Another four years passed before part 11 of Pilgrimage, Clear Horizon, was published in 1935. In it Miriam's relationship with Amabel continues. Dimple Hill was published in 1938 as part of a four volume Collected Edition, It was the last volume of Pilgrimage published during Dorothy Richardson's life. The edition was publicized as a complete work in twelve parts by the publisher.

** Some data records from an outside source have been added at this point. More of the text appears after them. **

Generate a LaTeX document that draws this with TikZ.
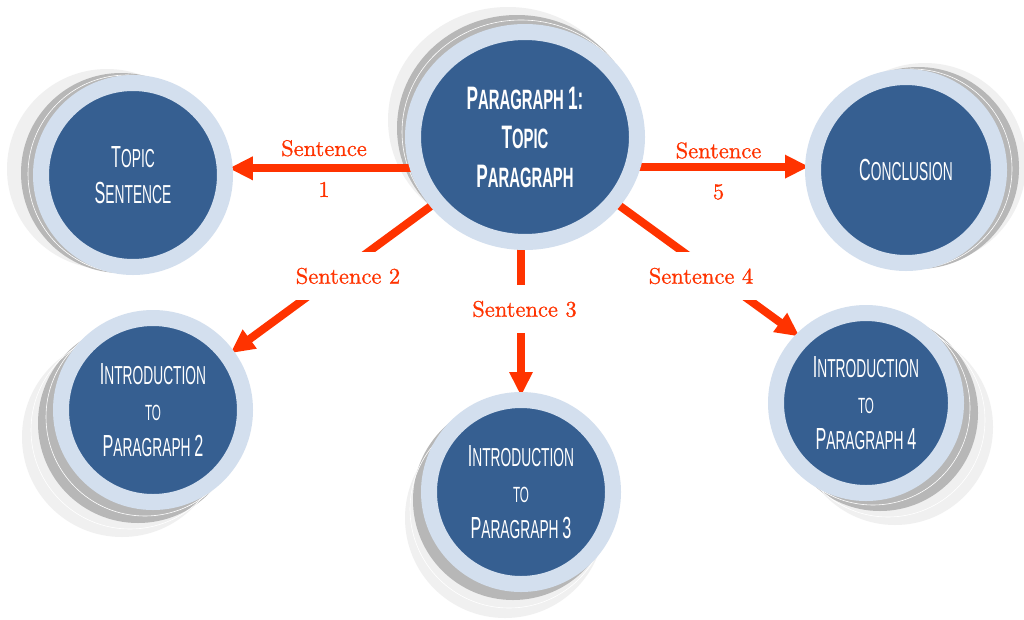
\documentclass[tikz,border=0pt]{standalone}
\usepackage{fontspec}
\usetikzlibrary{arrows.meta,shapes.geometric,backgrounds}
\pgfdeclarelayer{bottom}
\pgfsetlayers{bottom,background,main}
\newfontfamily\agency[FakeStretch=0.53]{Liberation Sans}
\newfontfamily\labfont[FakeBold=0.9]{lmroman10-regular.otf}
\definecolor{dkblue}{RGB}{54,95,145}
\definecolor{ltring}{RGB}{211,223,238}
\definecolor{shgrey}{RGB}{183,183,183}
\definecolor{shlight}{RGB}{240,240,240}
\definecolor{arrred}{RGB}{255,51,0}
\newcommand\Sc[2]{{\fontsize{30.5}{36}\selectfont #1}{\fontsize{26}{36}\selectfont #2}}
\newcommand\ScB[2]{{\fontsize{32.5}{39}\selectfont #1}{\fontsize{28}{39}\selectfont #2}}
\newcommand\ScTo{{\fontsize{22}{36}\selectfont TO}}
\tikzset{
  bubble/.style={circle, fill=dkblue, draw=ltring, line width=16pt, inner sep=0pt,
    outer sep=4pt, minimum size=184pt, text=white, align=center,
    font=\agency\fontsize{26}{36}\selectfont},
  bigbubble/.style={ellipse, fill=dkblue, draw=ltring, line width=16pt, inner sep=0pt,
    outer sep=4pt, minimum width=224pt, minimum height=210pt, text=white, align=center,
    font=\agency\bfseries\fontsize{28}{39}\selectfont},
  arr/.style={draw=arrred, line width=8pt, -{Triangle[length=24pt,width=22pt]}},
  labgap/.style={text=arrred, font=\labfont\fontsize{22.5}{27}\selectfont, fill=white,
    minimum height=48pt, inner xsep=8pt, inner ysep=0pt},
  labtxt/.style={text=arrred, font=\labfont\fontsize{22.5}{27}\selectfont, align=center, inner sep=0pt},
  shlt/.style={fill=shlight},
  shgr/.style={fill=shgrey},
  shline/.style={draw=white, line width=0.6pt}
}
\begin{document}
\begin{tikzpicture}[x=1pt,y=-1pt]
\useasboundingbox (0,0) rectangle (1024,619);
\begin{pgfonlayer}{bottom}
  \fill[white] (0,0) rectangle (1024,619);
\end{pgfonlayer}

% circles
\node[bigbubble] (p1) at (525,137) {\ScB{P}{ARAGRAPH} \ScB{1:}{}\\\ScB{T}{OPIC}\\\ScB{P}{ARAGRAPH}};
\node[bubble] (ts) at (133,175) {\Sc{T}{OPIC}\\\Sc{S}{ENTENCE}};
\node[bubble, minimum size=186pt] (cn) at (906,170) {\Sc{C}{ONCLUSION}};
\node[bubble] (i2) at (153,410) {\Sc{I}{NTRODUCTION}\\\ScTo\\\Sc{P}{ARAGRAPH} \Sc{2}{}};
\node[bubble] (i3) at (521,492) {\Sc{I}{NTRODUCTION}\\\ScTo\\\Sc{P}{ARAGRAPH} \Sc{3}{}};
\node[bubble, minimum size=180pt] (i4) at (866,403) {\Sc{I}{NTRODUCTION}\\\ScTo\\\Sc{P}{ARAGRAPH} \Sc{4}{}};

\begin{scope}[on background layer]
  % shadows
  \fill[shlt] (508,120) ellipse [x radius=120pt, y radius=113pt];
  \fill[shgr] (517,128) ellipse [x radius=120pt, y radius=113pt];
  \draw[shline] (521,132) ellipse [x radius=119pt, y radius=112pt];
  \fill[shlt] (107,169) circle [radius=100pt];
  \fill[shgr] (121,173) circle [radius=100pt];
  \draw[shline] (127,174) circle [radius=99pt];
  \fill[shlt] (925,164) circle [radius=101pt];
  \fill[shgr] (918,168) circle [radius=101pt];
  \draw[shline] (912,169) circle [radius=100pt];
  \fill[shlt] (122,437) circle [radius=100pt];
  \fill[shgr] (138,423) circle [radius=100pt];
  \draw[shline] (130,430) circle [radius=99pt];
  \draw[shline] (145,417) circle [radius=99pt];
  \fill[shlt] (505,518) circle [radius=100pt];
  \fill[shgr] (513,500) circle [radius=100pt];
  \draw[shline] (509,509) circle [radius=99pt];
  \fill[shlt] (895,427) circle [radius=98pt];
  \fill[shgr] (880,413) circle [radius=98pt];
  \draw[shline] (888,420) circle [radius=97pt];
  \draw[shline] (873,408) circle [radius=97pt];
  % arrows
  \draw[arr] (p1.center |- ts.4) -- (ts.4);
  \draw[arr] (p1.center |- cn.178) -- (cn.178);
  \draw[arr] (p1.center) -- (i2);
  \draw[arr] (p1.center -| i3.north) -- (i3.north);
  \draw[arr] (p1.center) -- (i4.135);
  % labels
  \node[labtxt] (l1) at (324,168.5) {Sentence\\[14pt]1};
  \node[labtxt] (l5) at (718.5,171) {Sentence\\[14pt]5};
  \node[labgap] (l2) at (348,276) {Sentence 2};
  \node[labgap] (l3) at (524.5,309) {Sentence 3};
  \node[labgap] (l4) at (701,276) {Sentence 4};
\end{scope}
\end{tikzpicture}
\end{document}
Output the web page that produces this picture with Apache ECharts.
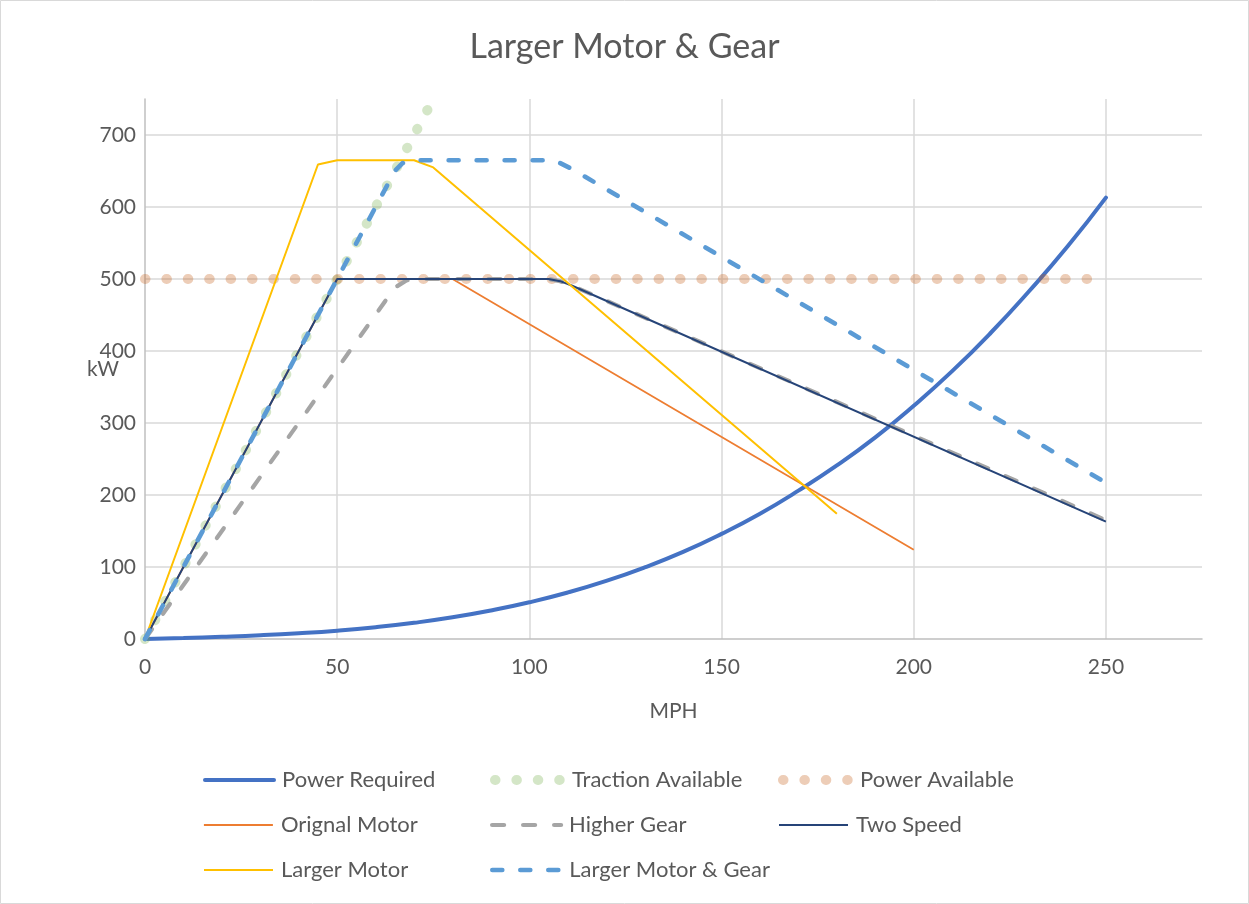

In 1946 Richardson published, in Life and Letters, three chapters from "A Work in Progress", and when she died left an incomplete manuscript of the 13th "chapter" of Pilgrimage, March Moonlight, published with a new Complete Edition, in 1967. There is brief description of Miriam meeting a Mr Noble, which is based on Dorothy Richardson's meeting in 1915 with Alan Odle, the artist son of a bank manager, who became her husband in 1917. They both lived in the same lodging house in St John's Wood, London in 1915.

==Style==
In a 1918 review, May Sinclair pointed to Richardson's characteristic use of free indirect speech in narrative. From early in the Pilgrimage sequence, she applied it in a stream of consciousness. It has been argued that Richardson's style is more appropriately compared with that of Henry James, rather than the more usual parallels made with James Joyce and Virginia Woolf.